De bouwknopen kunnen op verschillende manieren in aanmerking genomen worden in de context van de EPB-regelgeving (opties A, B en C). De gedetailleerde beschrijving van deze opties valt buiten het kader van dit artikel. In de regelgeving zijn er waarden bij ontstentenis opgenomen. Deze kunnen echter zeer ongunstige resultaten opleveren: tot 10 punten op het globale isolatiepeil (K-peil) van het gebouw. Om deze sanctiemaatregel te ontlopen, kan men ervoor opteren om 'EPB-aanvaarde' bouwknopen te ontwerpen en uit te voeren (optie B) en deze vervolgens te declareren. Deze conformiteit kan ofwel aangetoond worden door een aantal eenvoudige basisregels te respecteren, dan wel door een numerieke berekening uit te voeren ter bepaling van de ψ- of χ-factoren en daarna te bewijzen dat de beschouwde bouwknoop voldoet aan welbepaalde prestatiecriteria (beperkte warmteverliezen door de aanwezigheid van een ononderbroken isolatie). Hoewel dergelijke numerieke berekeningen niet verplicht zijn, laten ze wel toe om betere prestaties in de verf te zetten, of aan te tonen dat een detail dat niet aan de basisregels beantwoordt wel degelijk 'EPB-aanvaard' kan zijn.

Indien men kiest voor optie B, kan men meestal op plan en zonder numerieke berekening nagaan of de bouwknopen 'EPB-aanvaard' zijn.

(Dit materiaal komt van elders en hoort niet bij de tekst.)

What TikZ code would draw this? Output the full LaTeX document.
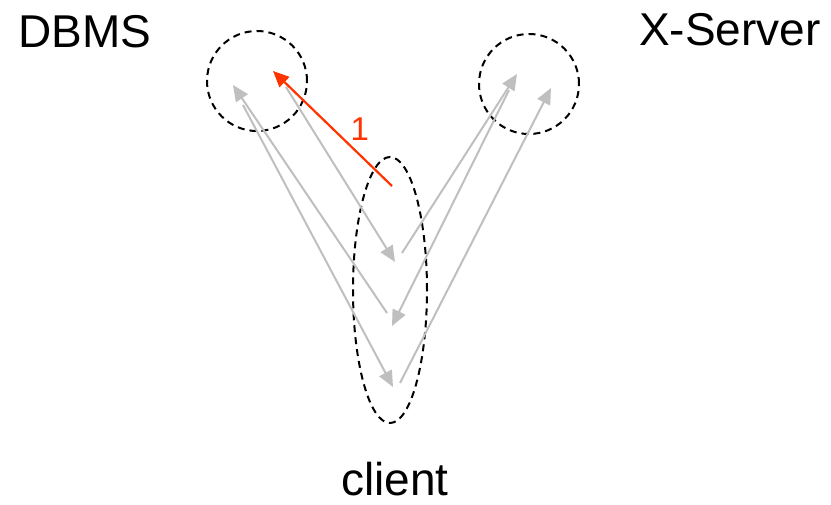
\documentclass[tikz,border=0pt]{standalone}
\usepackage{fontspec}
\setmainfont{Liberation Sans}
\usetikzlibrary{shapes.geometric, arrows.meta, positioning}
\definecolor{msggray}{RGB}{191,191,191}
\definecolor{msgred}{RGB}{255,51,0}

\begin{document}
\begin{tikzpicture}[x=1pt, y=-1pt,
  party/.style={draw, dash pattern=on 7pt off 5pt, line width=2pt},
  title/.style={font=\fontsize{46}{50}\selectfont, anchor=base},
  msg/.style={-{Triangle[length=16pt,width=14pt]}, line width=2pt, color=msggray},
  current/.style={msg, color=msgred, line width=2.2pt}
]
  \useasboundingbox (0,0) rectangle (831,504);
  % the three parties
  \node[party, circle, minimum size=100pt] (dbms) at (257,81) {};
  \node[party, circle, minimum size=100pt] (xsrv) at (529,84) {};
  \node[party, ellipse, minimum width=74pt, minimum height=266pt] (client) at (390,290) {};
  \node[title] (dbmslbl) at (85,47) {DBMS};
  \node[title] (xsrvlbl) at (730,45) {X-Server};
  \node[title] (clientlbl) at (395,495) {client};

  % end points of the messages
  \coordinate (c1) at (392,186);  \coordinate (d1) at (273,71);
  \coordinate (d2) at (286,87);   \coordinate (c2) at (395,262);
  \coordinate (c3) at (402,253);  \coordinate (x3) at (517,74);
  \coordinate (x4) at (509,90);   \coordinate (c4) at (392,326);
  \coordinate (c5) at (387,313);  \coordinate (d5) at (233,85);
  \coordinate (d6) at (243,105);  \coordinate (c6) at (393,387);
  \coordinate (c7) at (400,383);  \coordinate (x7) at (551,88);

  % messages
  \draw[msg] (d2) -- (c2);
  \draw[msg] (c3) -- (x3);
  \draw[msg] (x4) -- (c4);
  \draw[msg] (c5) -- (d5);
  \draw[msg] (d6) -- (c6);
  \draw[msg] (c7) -- (x7);
  \draw[current] (c1) -- (d1) node[pos=0.27, above=13pt, inner sep=0pt, font=\fontsize{33}{36}\selectfont, text=msgred] (step1) {1};
\end{tikzpicture}
\end{document}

Hiertoe kan men een beroep doen op drie eenvoudige basisregels:
 

  • de eerste is van toepassing op knopen waarbij de thermische-isolatielagen van twee belendende wanden rechtstreeks met elkaar in contact staan en bestaat erin om een toereikende contactdikte tussen beide lagen te waarborgen (zie afbeelding 2)
  • de tweede bestaat erin om een isolerend bouwdeel tussen de thermische-isolatielagen van twee belendende wanden toe te voegen (zie afbeelding 3)
  • de derde bestaat erin om de warmteverliezen te beperken door de weg van de minste warmteweerstand tussen de binnen- en de buitenomgeving te verlengen (deze afstand moet minstens gelijk zijn aan 1 m, zie afbeelding 4).

2.2. Bouwknoop of koudebrug?

In de EPB-regelgevingen worden 'bouwknopen' omschreven als:
 

  • de lineaire verbindingen tussen de verschillende scheidingsconstructies die deel uitmaken van het verliesoppervlak van een gebouw
  • de lineaire en puntvormige onderbrekingen in de isolatielaag van de scheidingsconstructies, voor zover ze niet eigen zijn aan de scheidingsconstructies (spouwhaken, skelet ...).

De term 'koudebrug' wordt op zijn beurt gedefinieerd in verschillende normen (bv. NBN EN ISO 10211 en NBN EN ISO 14683). Hoewel beide begrippen niet identiek zijn, zijn ze wel nauw met elkaar verbonden.